In the Economist, a very interesting article was published today about the ecosystem within the human body, looking at a person not just as the usual biological, individual body, but as a collection of microbes, bugs and the human being combining into a harmonious ecosystem which in an ideal scenario lives in a healthy symbiosis.
This is the first paragraph of the article:
“WHAT’S a man? Or, indeed, a woman? Biologically, the answer might seem obvious. A human being is an individual who has grown from a fertilized egg which contained genes from both father and mother. A growing band of biologists, however, think this definition incomplete. They see people not just as individuals, but also as ecosystems. In their view, the descendant of the fertilised egg is merely one component of the system. The others are trillions of bacteria, each equally an individual, which are found in a person’s gut, his mouth, his scalp, his skin and all of the crevices and orifices that subtend from his body’s surface.”
The article concludes that if medical sciences take the findings seriously and start using them actively in prevention and treatment, a vast number of potentially serious diseases could be prevented or treated successfully.
This approach, which looks inside our body on the macroscopic scale promises much. But there is another aspect, another, a macroscopic ecosystem that needs to be taken seriously for the overall health, and future of human beings. This ecosystem is the global human society, and the relationship in between this global human society and the natural system around us.
It is perplexing that humans in general accept that inside their biological body there is a natural ecosystem thriving for general harmony and homeostasis as any other living system.
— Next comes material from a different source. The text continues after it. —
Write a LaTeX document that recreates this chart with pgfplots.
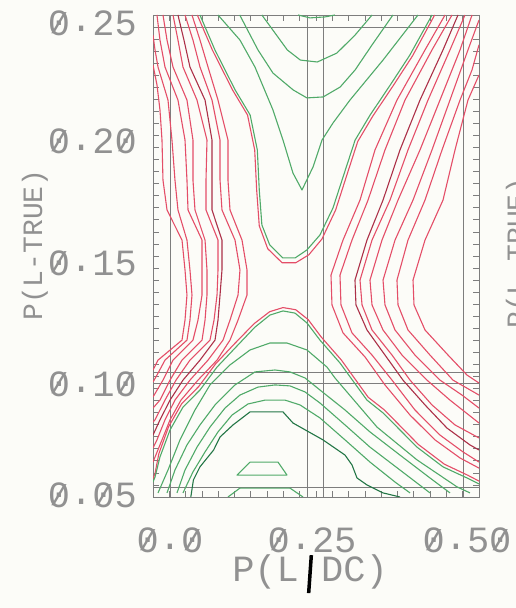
\documentclass[border=0pt]{standalone}
\usepackage{pgfplots}
\pgfplotsset{compat=1.18}
\usepackage{graphicx}
\usepackage{fontspec}
\newfontfamily\mono{Liberation Mono}
\definecolor{cred}{RGB}{228,78,104}
\definecolor{cdred}{RGB}{172,48,72}
\definecolor{cgreen}{RGB}{80,170,105}
\definecolor{cdgreen}{RGB}{35,118,70}
\definecolor{cgray}{RGB}{125,125,125}
\definecolor{ctext}{RGB}{145,145,145}
\definecolor{bgc}{RGB}{252,252,248}
\newcommand\zs{\ooalign{0\cr\hidewidth\raisebox{0.07em}{\scalebox{0.85}[0.78]{/}}\hidewidth\cr}}
\newcommand\dotp{\raisebox{0.1em}{.}}
\newcommand\labfont{\mono\fontsize{37}{40}\selectfont}
\begin{document}
\begin{tikzpicture}
\useasboundingbox (0pt,0pt) rectangle (516pt,608pt);
\fill[bgc] (0pt,0pt) rectangle (516pt,608pt);
\begin{axis}[
  at={(153pt,111pt)}, anchor=south west,
  width=326pt, height=482pt, scale only axis,
  xmin=0, xmax=0.5, ymin=0.05, ymax=0.25,
  scaled ticks=false,
  axis line style={draw=cgray, line width=0.9pt},
  xtick={0.0261,0.2439,0.4816},
  xticklabels={{\zs\dotp\zs},{\zs\dotp25},{\zs\dotp5\zs}},
  ytick={0.2465,0.1975,0.1470,0.0968,0.0505},
  yticklabels={{\zs\dotp25},{\zs\dotp2\zs},{\zs\dotp15},{\zs\dotp1\zs},{\zs\dotp\zs5}},
  major tick length=0pt,
  minor xtick={0,0.025,...,0.5},
  minor ytick={0.05,0.055,...,0.25},
  minor tick length=6pt,
  tick align=inside,
  every tick/.append style={cgray, line width=0.7pt},
  tick label style={font=\labfont, text=ctext},
  xticklabel style={anchor=base, inner sep=0pt, yshift=-56pt},
  yticklabel style={anchor=east, inner sep=0pt, xshift=-16pt},
  every axis plot/.append style={line width=1.1pt, line join=round},
]
% frame lines
\addplot[cgray, line width=0.8pt, forget plot] coordinates {(0.0261,0.05) (0.0261,0.25)};
\addplot[cgray, line width=0.8pt, forget plot] coordinates {(0.4755,0.05) (0.4755,0.25)};
\addplot[cgray, line width=0.8pt, forget plot] coordinates {(0,0.2450) (0.5,0.2450)};
\addplot[cgray, line width=0.8pt, forget plot] coordinates {(0,0.0541) (0.5,0.0541)};
\addplot[cgray, line width=0.8pt, forget plot] coordinates {(0.2362,0.05) (0.2362,0.25)};
\addplot[cgray, line width=0.8pt, forget plot] coordinates {(0.2607,0.05) (0.2607,0.25)};
\addplot[cgray, line width=0.8pt, forget plot] coordinates {(0,0.1015) (0.5,0.1015)};
\addplot[cgray, line width=0.8pt, forget plot] coordinates {(0,0.0973) (0.5,0.0973)};
% left red contours
\addplot[cred] coordinates {(.0598,.25)(.0721,.2396)(.0844,.2284)(.0997,.2147)(.1150,.1981)(.1150,.1815)(.1181,.1691)(.1365,.1566)(.1442,.1442)(.1442,.1338)(.1304,.1234)(.1181,.1151)(.0982,.1068)(.0690,.0985)(.0429,.0902)(.0261,.0820)(.0138,.0737)(0,.0645)};
\addplot[cred] coordinates {(.0491,.25)(.0613,.2396)(.0721,.2284)(.0905,.2147)(.1028,.1981)(.1028,.1815)(.1058,.1691)(.1258,.1566)(.1334,.1442)(.1304,.1338)(.1181,.1234)(.1074,.1151)(.0844,.1068)(.0567,.0985)(.0337,.0902)(.0184,.0820)(.0061,.0737)(0,.0703)};
\addplot[cdred] coordinates {(.0383,.25)(.0475,.2396)(.0567,.2284)(.0798,.2147)(.0905,.1981)(.0905,.1815)(.0905,.1691)(.1058,.1566)(.1058,.1442)(.1028,.1338)(.0997,.1234)(.0951,.1151)(.0721,.1068)(.0460,.0985)(.0261,.0902)(.0107,.0820)(0,.0757)};
\addplot[cred] coordinates {(.0307,.25)(.0383,.2396)(.0460,.2284)(.0675,.2147)(.0828,.1981)(.0813,.1815)(.0813,.1691)(.0997,.1566)(.0997,.1442)(.0982,.1338)(.0936,.1234)(.0874,.1151)(.0567,.1068)(.0353,.0985)(.0184,.0902)(.0031,.0820)(0,.0811)};
\addplot[cred] coordinates {(.0153,.25)(.0215,.2396)(.0307,.2284)(.0521,.2147)(.0613,.1981)(.0613,.1815)(.0644,.1691)(.0798,.1566)(.0828,.1442)(.0828,.1338)(.0798,.1234)(.0752,.1151)(.0445,.1068)(.0261,.0985)(.0107,.0902)(0,.0869)};
\addplot[cred] coordinates {(.0061,.25)(.0107,.2396)(.0184,.2284)(.0383,.2147)(.0491,.1981)(.0521,.1815)(.0537,.1691)(.0752,.1566)(.0752,.1442)(.0752,.1338)(.0690,.1234)(.0613,.1151)(.0307,.1068)(.0153,.0985)(0,.0915)};
\addplot[cred] coordinates {(0,.2417)(.0031,.2355)(.0077,.2284)(.0230,.2147)(.0291,.1981)(.0337,.1815)(.0383,.1691)(.0521,.1566)(.0567,.1442)(.0598,.1338)(.0567,.1234)(.0521,.1151)(.0184,.1068)(.0061,.1006)(0,.0977)};
\addplot[cred] coordinates {(0,.2293)(.0061,.2210)(.0107,.2106)(.0138,.1981)(.0153,.1815)(.0215,.1691)(.0445,.1566)(.0491,.1442)(.0521,.1338)(.0491,.1234)(.0445,.1151)(.0077,.1068)(0,.1027)};
% right red contours
\addplot[cred] coordinates {(.4479,.25)(.4172,.2355)(.3742,.2147)(.3405,.1940)(.3175,.1732)(.2914,.1566)(.2730,.1421)(.2745,.1297)(.2914,.1181)(.3252,.1081)(.3558,.0965)(.3942,.0840)(.4325,.0737)(.4709,.0662)(.5,.0620)};
\addplot[cred] coordinates {(.4586,.25)(.4279,.2355)(.3865,.2147)(.3558,.1940)(.3298,.1732)(.3052,.1566)(.2868,.1421)(.2883,.1297)(.3052,.1181)(.3359,.1089)(.3666,.0985)(.4018,.0861)(.4402,.0757)(.4755,.0687)(.5,.0645)};
\addplot[cdred] coordinates {(.4678,.25)(.4448,.2355)(.4095,.2147)(.3788,.1940)(.3528,.1732)(.3282,.1566)(.3098,.1400)(.3113,.1297)(.3282,.1193)(.3558,.1089)(.3834,.0985)(.4172,.0882)(.4509,.0786)(.4862,.0716)(.5,.0695)};
\addplot[cred] coordinates {(.4785,.25)(.4555,.2355)(.4218,.2147)(.3911,.1940)(.3635,.1732)(.3359,.1566)(.3175,.1400)(.3206,.1297)(.3359,.1193)(.3666,.1089)(.3942,.0985)(.4279,.0882)(.4632,.0799)(.5,.0745)};
\addplot[cred] coordinates {(.4893,.25)(.4709,.2355)(.4402,.2147)(.4095,.1940)(.3758,.1732)(.3512,.1566)(.3328,.1400)(.3359,.1297)(.3528,.1193)(.3819,.1089)(.4202,.0985)(.4555,.0902)(.5,.0807)};
\addplot[cred] coordinates {(.5,.2479)(.4831,.2355)(.4555,.2147)(.4279,.1940)(.3988,.1732)(.3712,.1566)(.3528,.1400)(.3558,.1297)(.3712,.1193)(.4018,.1089)(.4402,.0985)(.4739,.0923)(.5,.0869)};
\addplot[cred] coordinates {(.5,.2376)(.4893,.2272)(.4709,.2147)(.4433,.1940)(.4172,.1732)(.3911,.1566)(.3742,.1400)(.3758,.1297)(.3911,.1193)(.4248,.1089)(.4601,.0985)(.5,.0923)};
\addplot[cred] coordinates {(.5,.2251)(.4831,.2147)(.4632,.1940)(.4448,.1732)(.4172,.1566)(.3988,.1400)(.4003,.1297)(.4172,.1193)(.4525,.1089)(.4816,.1006)(.5,.0973)};
% top green contours
\addplot[cred] coordinates {(0.068,0.25)(0.091,0.2355)(0.122,0.2189)(0.145,0.2085)(0.156,0.194)(0.159,0.1774)(0.163,0.1625)(0.176,0.153)(0.198,0.1472)(0.219,0.1472)(0.239,0.1505)(0.259,0.157)(0.280,0.169)(0.299,0.185)(0.314,0.1975)(0.337,0.208)(0.368,0.2205)(0.398,0.233)(0.432,0.25)};
\addplot[cgreen] coordinates {(0.072,0.25)(0.095,0.2355)(0.126,0.2189)(0.149,0.2085)(0.160,0.194)(0.163,0.1774)(0.167,0.1629)(0.179,0.1546)(0.199,0.1492)(0.218,0.1492)(0.236,0.1525)(0.256,0.1587)(0.276,0.1699)(0.295,0.1857)(0.310,0.1981)(0.333,0.2085)(0.364,0.221)(0.394,0.2334)(0.428,0.25)};
\addplot[cgreen] coordinates {(0.0997,0.25)(0.1334,0.2396)(0.1564,0.2284)(0.184,0.2106)(0.1994,0.1981)(0.2147,0.1844)(0.2285,0.1774)(0.2454,0.1869)(0.2592,0.1981)(0.2761,0.2052)(0.3021,0.2147)(0.3528,0.2313)(0.4064,0.25)};
\addplot[cgreen] coordinates {(0.133,0.25)(0.161,0.2355)(0.184,0.2259)(0.215,0.2189)(0.236,0.2156)(0.261,0.216)(0.287,0.2201)(0.310,0.2272)(0.336,0.2376)(0.368,0.25)};
\addplot[cgreen] coordinates {(0.167,0.25)(0.206,0.2355)(0.226,0.2313)(0.252,0.2305)(0.282,0.2342)(0.310,0.2417)(0.336,0.25)};
\addplot[cgreen] coordinates {(0.2224,0.25)(0.2408,0.2488)(0.2638,0.2492)(0.2791,0.25)};
% bottom green contours
\addplot[cred] coordinates {(0,.0575)(.0031,.0598)(.0090,.0680)(.0240,.0792)(.0440,.0887)(.0700,.0958)(.0962,.1053)(.1240,.1133)(.1550,.1219)(.1790,.1269)(.1994,.1286)(.2190,.1277)(.2380,.1236)(.2580,.1164)(.2890,.1068)(.3300,.0914)(.3550,.0861)(.4070,.0718)(.4470,.0636)(.4830,.0590)(.5,.0566)};
\addplot[cgreen] coordinates {(0,.0562)(.0031,.0583)(.0107,.0666)(.0261,.0778)(.0460,.0873)(.0721,.0944)(.0982,.1039)(.1258,.1118)(.1564,.1205)(.1794,.1255)(.1994,.1272)(.2178,.1263)(.2362,.1222)(.2561,.1151)(.2868,.1056)(.3282,.0902)(.3528,.0849)(.4049,.0707)(.4448,.0625)(.4816,.0579)(.5,.0554)};
\addplot[cgreen] coordinates {(0.0077,0.0517)(0.023,0.0612)(0.0414,0.0737)(0.0644,0.0861)(0.0874,0.0965)(0.1181,0.1048)(0.1488,0.111)(0.1794,0.1139)(0.2055,0.1139)(0.2362,0.111)(0.2669,0.1039)(0.2791,0.0994)(0.3436,0.079)(0.4049,0.0654)(0.4663,0.0542)(0.4862,0.0517)};
\addplot[cgreen] coordinates {(0.0215,0.0517)(0.0337,0.0612)(0.0521,0.0716)(0.0721,0.0799)(0.0951,0.0882)(0.1258,0.0965)(0.1564,0.1019)(0.1871,0.1027)(0.2101,0.1019)(0.2331,0.0994)(0.2561,0.0944)(0.2945,0.0861)(0.3328,0.077)(0.3788,0.0674)(0.4248,0.0579)(0.4555,0.0517)};
\addplot[cgreen] coordinates {(0.0368,0.0517)(0.0491,0.0612)(0.0675,0.0707)(0.0874,0.079)(0.1104,0.0869)(0.1334,0.0923)(0.161,0.0956)(0.1871,0.0965)(0.2101,0.0961)(0.2331,0.0936)(0.2561,0.089)(0.2945,0.0799)(0.3328,0.0707)(0.3788,0.0612)(0.4248,0.0517)};
\addplot[cgreen] coordinates {(0.046,0.0517)(0.0613,0.0604)(0.0798,0.0687)(0.0997,0.077)(0.1212,0.084)(0.1457,0.0886)(0.1718,0.0902)(0.2025,0.0902)(0.2255,0.0882)(0.2561,0.0828)(0.2945,0.0737)(0.3328,0.0645)(0.3712,0.0562)(0.3942,0.0517)};
\addplot[cdgreen] coordinates {(0.058,0.05)(0.062,0.0571)(0.072,0.0625)(0.093,0.0695)(0.1028,0.0749)(0.1227,0.0799)(0.1488,0.0853)(0.1994,0.0853)(0.2147,0.0807)(0.2607,0.0737)(0.2945,0.0674)(0.3052,0.0633)(0.3129,0.0579)(0.3282,0.055)(0.3528,0.0517)(0.3788,0.05)};
\addplot[cgreen] coordinates {(0.1488,0.0645)(0.1917,0.0645)(0.2055,0.0591)(0.1288,0.0591)(0.1488,0.0645)};
\addplot[cgreen] coordinates {(0.115,0.05)(0.1334,0.0537)(0.2101,0.0537)(0.2301,0.05)};
\end{axis}
\node[anchor=base, text=ctext, font=\labfont, inner sep=0pt] at (310pt,27pt) {P(L\makebox[22.2pt]{\color{black}\rotatebox{-4}{\rule[-12pt]{3.5pt}{38pt}}}DC)};
\node[rotate=90, anchor=base, text=ctext, inner sep=0pt, font=\mono\fontsize{28}{30}\selectfont] at (42pt,363pt) {P(L-TRUE)};
\node[rotate=90, anchor=base, text=ctext, inner sep=0pt, font=\mono\fontsize{28}{30}\selectfont] at (526pt,355pt) {P(L-TRUE)};
\end{tikzpicture}
\end{document}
It is also generally accepted that the vast natural system around us is based on the same laws, governing harmony and homeostasis.
Still when it comes to the human being, somehow there exists the notion that humans individually, or as a society do not belong to this natural system, the laws of general harmony and homeostasis do not apply to us. Our whole present socio-economic system is based on ruthless competition from the earliest level of education to every other level of human life. The governing system and the main economic model is still working on the “minimum investment/maximum profit, exploitative model, and as the global crisis deepens the first ballast to be thrown out of the balloon is the social net, support for lower social layers, the elderly, generally the weaker and poorer parts of human society.
At the same time, newer and newer evidence surfaces each day that humanity has evolved into a single, integral and interdependent network. In fact humanity today resembles a single, united organism, each human being like a single cell of the same living body. Whether we like it or not these interconnections, the lifeline running through the whole of humanity is established, and will remain established.
Humanity’s future, survival will depend on how fast will people learn how to use these vital connections in a mutually responsible, positive way.